Exercise. Return all of the data exactly, with nothing left out but the pictures.

Raw data.
● ● ● ● ● ● ●

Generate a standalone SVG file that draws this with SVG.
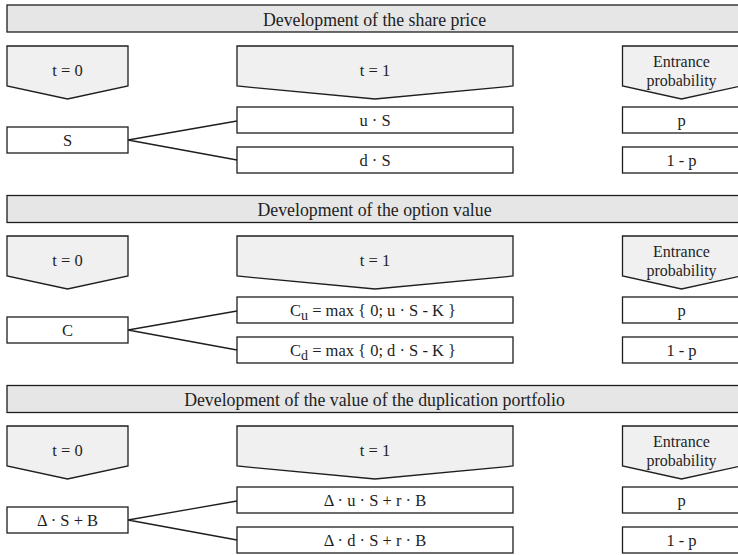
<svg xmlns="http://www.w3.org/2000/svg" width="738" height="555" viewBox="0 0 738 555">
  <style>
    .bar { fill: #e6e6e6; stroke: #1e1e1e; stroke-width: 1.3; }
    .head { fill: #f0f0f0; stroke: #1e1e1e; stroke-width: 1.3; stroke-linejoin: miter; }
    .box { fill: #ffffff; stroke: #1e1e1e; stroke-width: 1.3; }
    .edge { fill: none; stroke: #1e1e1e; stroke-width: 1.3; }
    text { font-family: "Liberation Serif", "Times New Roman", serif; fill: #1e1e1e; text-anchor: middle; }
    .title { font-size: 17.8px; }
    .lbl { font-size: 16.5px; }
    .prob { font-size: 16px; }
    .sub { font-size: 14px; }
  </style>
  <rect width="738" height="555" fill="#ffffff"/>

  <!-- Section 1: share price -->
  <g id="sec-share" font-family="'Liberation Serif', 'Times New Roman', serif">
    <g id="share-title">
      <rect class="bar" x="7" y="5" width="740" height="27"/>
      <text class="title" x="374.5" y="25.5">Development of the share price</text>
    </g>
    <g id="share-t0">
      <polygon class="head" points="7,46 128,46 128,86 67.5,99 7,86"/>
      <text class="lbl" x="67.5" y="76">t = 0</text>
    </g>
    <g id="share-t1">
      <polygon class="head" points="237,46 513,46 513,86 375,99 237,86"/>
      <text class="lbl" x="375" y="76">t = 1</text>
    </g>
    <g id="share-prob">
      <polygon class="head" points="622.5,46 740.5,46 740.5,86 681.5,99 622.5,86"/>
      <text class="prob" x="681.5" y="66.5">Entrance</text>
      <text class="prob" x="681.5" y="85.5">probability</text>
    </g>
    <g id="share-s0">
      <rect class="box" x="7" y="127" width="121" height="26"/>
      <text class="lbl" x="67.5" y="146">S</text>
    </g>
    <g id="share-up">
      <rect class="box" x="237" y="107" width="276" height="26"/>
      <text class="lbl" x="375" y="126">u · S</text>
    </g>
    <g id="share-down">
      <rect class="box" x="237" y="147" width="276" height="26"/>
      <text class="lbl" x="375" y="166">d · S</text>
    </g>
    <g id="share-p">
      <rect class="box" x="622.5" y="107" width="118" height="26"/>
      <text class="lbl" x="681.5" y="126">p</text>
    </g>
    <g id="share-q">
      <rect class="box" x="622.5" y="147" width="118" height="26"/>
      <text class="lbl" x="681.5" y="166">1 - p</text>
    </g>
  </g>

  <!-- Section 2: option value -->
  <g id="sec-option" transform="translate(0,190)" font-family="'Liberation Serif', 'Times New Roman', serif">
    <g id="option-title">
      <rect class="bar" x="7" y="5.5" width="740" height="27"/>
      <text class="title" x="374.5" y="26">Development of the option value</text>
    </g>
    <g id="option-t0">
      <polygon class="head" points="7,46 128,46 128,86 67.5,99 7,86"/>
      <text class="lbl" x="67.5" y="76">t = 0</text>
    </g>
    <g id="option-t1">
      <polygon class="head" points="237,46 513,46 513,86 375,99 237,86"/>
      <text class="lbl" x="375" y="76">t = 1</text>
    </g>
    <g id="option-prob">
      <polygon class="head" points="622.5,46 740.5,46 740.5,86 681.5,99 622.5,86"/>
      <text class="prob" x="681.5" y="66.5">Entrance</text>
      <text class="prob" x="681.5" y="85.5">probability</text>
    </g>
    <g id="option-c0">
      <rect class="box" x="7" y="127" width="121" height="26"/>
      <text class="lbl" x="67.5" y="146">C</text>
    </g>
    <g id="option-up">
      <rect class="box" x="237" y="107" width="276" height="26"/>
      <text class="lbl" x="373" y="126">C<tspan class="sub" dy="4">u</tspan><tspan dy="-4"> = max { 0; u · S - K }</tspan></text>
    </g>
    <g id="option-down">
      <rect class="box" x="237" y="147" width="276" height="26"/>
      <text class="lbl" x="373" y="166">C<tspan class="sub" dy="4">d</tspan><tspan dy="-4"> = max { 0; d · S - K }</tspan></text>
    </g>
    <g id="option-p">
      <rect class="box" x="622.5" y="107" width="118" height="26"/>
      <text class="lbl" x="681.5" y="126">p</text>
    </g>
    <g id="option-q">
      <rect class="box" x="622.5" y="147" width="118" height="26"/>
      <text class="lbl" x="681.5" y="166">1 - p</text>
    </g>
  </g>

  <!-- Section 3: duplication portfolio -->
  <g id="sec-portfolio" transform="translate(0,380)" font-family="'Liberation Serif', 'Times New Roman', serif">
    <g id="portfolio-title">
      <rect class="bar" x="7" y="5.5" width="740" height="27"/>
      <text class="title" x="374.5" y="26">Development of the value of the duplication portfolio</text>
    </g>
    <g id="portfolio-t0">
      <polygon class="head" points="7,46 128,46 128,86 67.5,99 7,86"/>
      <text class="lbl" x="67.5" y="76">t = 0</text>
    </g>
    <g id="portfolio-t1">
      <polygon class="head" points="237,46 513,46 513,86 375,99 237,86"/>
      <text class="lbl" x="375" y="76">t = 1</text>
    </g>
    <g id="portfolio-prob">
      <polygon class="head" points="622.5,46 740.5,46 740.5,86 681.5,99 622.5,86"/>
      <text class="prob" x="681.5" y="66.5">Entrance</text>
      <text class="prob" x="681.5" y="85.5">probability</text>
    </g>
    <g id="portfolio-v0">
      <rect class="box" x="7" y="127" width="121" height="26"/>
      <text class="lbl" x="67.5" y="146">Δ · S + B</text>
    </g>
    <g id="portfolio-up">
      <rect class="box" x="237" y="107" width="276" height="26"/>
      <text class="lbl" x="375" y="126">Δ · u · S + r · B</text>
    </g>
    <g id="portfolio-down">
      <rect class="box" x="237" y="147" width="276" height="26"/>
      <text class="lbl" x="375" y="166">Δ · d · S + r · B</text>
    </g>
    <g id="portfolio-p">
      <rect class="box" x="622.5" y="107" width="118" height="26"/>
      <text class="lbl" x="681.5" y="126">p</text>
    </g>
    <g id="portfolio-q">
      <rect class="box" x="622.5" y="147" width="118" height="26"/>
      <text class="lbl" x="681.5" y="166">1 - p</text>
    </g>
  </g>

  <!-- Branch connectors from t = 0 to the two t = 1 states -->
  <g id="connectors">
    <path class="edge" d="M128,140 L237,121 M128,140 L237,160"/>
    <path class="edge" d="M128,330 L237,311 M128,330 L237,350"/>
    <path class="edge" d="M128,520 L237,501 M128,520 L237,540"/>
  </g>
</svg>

● ● ● ● ● ● ●

The reply.
Generate a standalone SVG file that draws this with SVG.
<svg xmlns="http://www.w3.org/2000/svg" width="738" height="555" viewBox="0 0 738 555">
  <style>
    .bar { fill: #e6e6e6; stroke: #1e1e1e; stroke-width: 1.3; }
    .head { fill: #f0f0f0; stroke: #1e1e1e; stroke-width: 1.3; stroke-linejoin: miter; }
    .box { fill: #ffffff; stroke: #1e1e1e; stroke-width: 1.3; }
    .edge { fill: none; stroke: #1e1e1e; stroke-width: 1.3; }
    text { font-family: "Liberation Serif", "Times New Roman", serif; fill: #1e1e1e; text-anchor: middle; }
    .title { font-size: 17.8px; }
    .lbl { font-size: 16.5px; }
    .prob { font-size: 16px; }
    .sub { font-size: 14px; }
  </style>
  <rect width="738" height="555" fill="#ffffff"/>

  <!-- Section 1: share price -->
  <g id="sec-share" font-family="'Liberation Serif', 'Times New Roman', serif">
    <g id="share-title">
      <rect class="bar" x="7" y="5" width="740" height="27"/>
      <text class="title" x="374.5" y="25.5">Development of the share price</text>
    </g>
    <g id="share-t0">
      <polygon class="head" points="7,46 128,46 128,86 67.5,99 7,86"/>
      <text class="lbl" x="67.5" y="76">t = 0</text>
    </g>
    <g id="share-t1">
      <polygon class="head" points="237,46 513,46 513,86 375,99 237,86"/>
      <text class="lbl" x="375" y="76">t = 1</text>
    </g>
    <g id="share-prob">
      <polygon class="head" points="622.5,46 740.5,46 740.5,86 681.5,99 622.5,86"/>
      <text class="prob" x="681.5" y="66.5">Entrance</text>
      <text class="prob" x="681.5" y="85.5">probability</text>
    </g>
    <g id="share-s0">
      <rect class="box" x="7" y="127" width="121" height="26"/>
      <text class="lbl" x="67.5" y="146">S</text>
    </g>
    <g id="share-up">
      <rect class="box" x="237" y="107" width="276" height="26"/>
      <text class="lbl" x="375" y="126">u · S</text>
    </g>
    <g id="share-down">
      <rect class="box" x="237" y="147" width="276" height="26"/>
      <text class="lbl" x="375" y="166">d · S</text>
    </g>
    <g id="share-p">
      <rect class="box" x="622.5" y="107" width="118" height="26"/>
      <text class="lbl" x="681.5" y="126">p</text>
    </g>
    <g id="share-q">
      <rect class="box" x="622.5" y="147" width="118" height="26"/>
      <text class="lbl" x="681.5" y="166">1 - p</text>
    </g>
  </g>

  <!-- Section 2: option value -->
  <g id="sec-option" transform="translate(0,190)" font-family="'Liberation Serif', 'Times New Roman', serif">
    <g id="option-title">
      <rect class="bar" x="7" y="5.5" width="740" height="27"/>
      <text class="title" x="374.5" y="26">Development of the option value</text>
    </g>
    <g id="option-t0">
      <polygon class="head" points="7,46 128,46 128,86 67.5,99 7,86"/>
      <text class="lbl" x="67.5" y="76">t = 0</text>
    </g>
    <g id="option-t1">
      <polygon class="head" points="237,46 513,46 513,86 375,99 237,86"/>
      <text class="lbl" x="375" y="76">t = 1</text>
    </g>
    <g id="option-prob">
      <polygon class="head" points="622.5,46 740.5,46 740.5,86 681.5,99 622.5,86"/>
      <text class="prob" x="681.5" y="66.5">Entrance</text>
      <text class="prob" x="681.5" y="85.5">probability</text>
    </g>
    <g id="option-c0">
      <rect class="box" x="7" y="127" width="121" height="26"/>
      <text class="lbl" x="67.5" y="146">C</text>
    </g>
    <g id="option-up">
      <rect class="box" x="237" y="107" width="276" height="26"/>
      <text class="lbl" x="373" y="126">C<tspan class="sub" dy="4">u</tspan><tspan dy="-4"> = max { 0; u · S - K }</tspan></text>
    </g>
    <g id="option-down">
      <rect class="box" x="237" y="147" width="276" height="26"/>
      <text class="lbl" x="373" y="166">C<tspan class="sub" dy="4">d</tspan><tspan dy="-4"> = max { 0; d · S - K }</tspan></text>
    </g>
    <g id="option-p">
      <rect class="box" x="622.5" y="107" width="118" height="26"/>
      <text class="lbl" x="681.5" y="126">p</text>
    </g>
    <g id="option-q">
      <rect class="box" x="622.5" y="147" width="118" height="26"/>
      <text class="lbl" x="681.5" y="166">1 - p</text>
    </g>
  </g>

  <!-- Section 3: duplication portfolio -->
  <g id="sec-portfolio" transform="translate(0,380)" font-family="'Liberation Serif', 'Times New Roman', serif">
    <g id="portfolio-title">
      <rect class="bar" x="7" y="5.5" width="740" height="27"/>
      <text class="title" x="374.5" y="26">Development of the value of the duplication portfolio</text>
    </g>
    <g id="portfolio-t0">
      <polygon class="head" points="7,46 128,46 128,86 67.5,99 7,86"/>
      <text class="lbl" x="67.5" y="76">t = 0</text>
    </g>
    <g id="portfolio-t1">
      <polygon class="head" points="237,46 513,46 513,86 375,99 237,86"/>
      <text class="lbl" x="375" y="76">t = 1</text>
    </g>
    <g id="portfolio-prob">
      <polygon class="head" points="622.5,46 740.5,46 740.5,86 681.5,99 622.5,86"/>
      <text class="prob" x="681.5" y="66.5">Entrance</text>
      <text class="prob" x="681.5" y="85.5">probability</text>
    </g>
    <g id="portfolio-v0">
      <rect class="box" x="7" y="127" width="121" height="26"/>
      <text class="lbl" x="67.5" y="146">Δ · S + B</text>
    </g>
    <g id="portfolio-up">
      <rect class="box" x="237" y="107" width="276" height="26"/>
      <text class="lbl" x="375" y="126">Δ · u · S + r · B</text>
    </g>
    <g id="portfolio-down">
      <rect class="box" x="237" y="147" width="276" height="26"/>
      <text class="lbl" x="375" y="166">Δ · d · S + r · B</text>
    </g>
    <g id="portfolio-p">
      <rect class="box" x="622.5" y="107" width="118" height="26"/>
      <text class="lbl" x="681.5" y="126">p</text>
    </g>
    <g id="portfolio-q">
      <rect class="box" x="622.5" y="147" width="118" height="26"/>
      <text class="lbl" x="681.5" y="166">1 - p</text>
    </g>
  </g>

  <!-- Branch connectors from t = 0 to the two t = 1 states -->
  <g id="connectors">
    <path class="edge" d="M128,140 L237,121 M128,140 L237,160"/>
    <path class="edge" d="M128,330 L237,311 M128,330 L237,350"/>
    <path class="edge" d="M128,520 L237,501 M128,520 L237,540"/>
  </g>
</svg>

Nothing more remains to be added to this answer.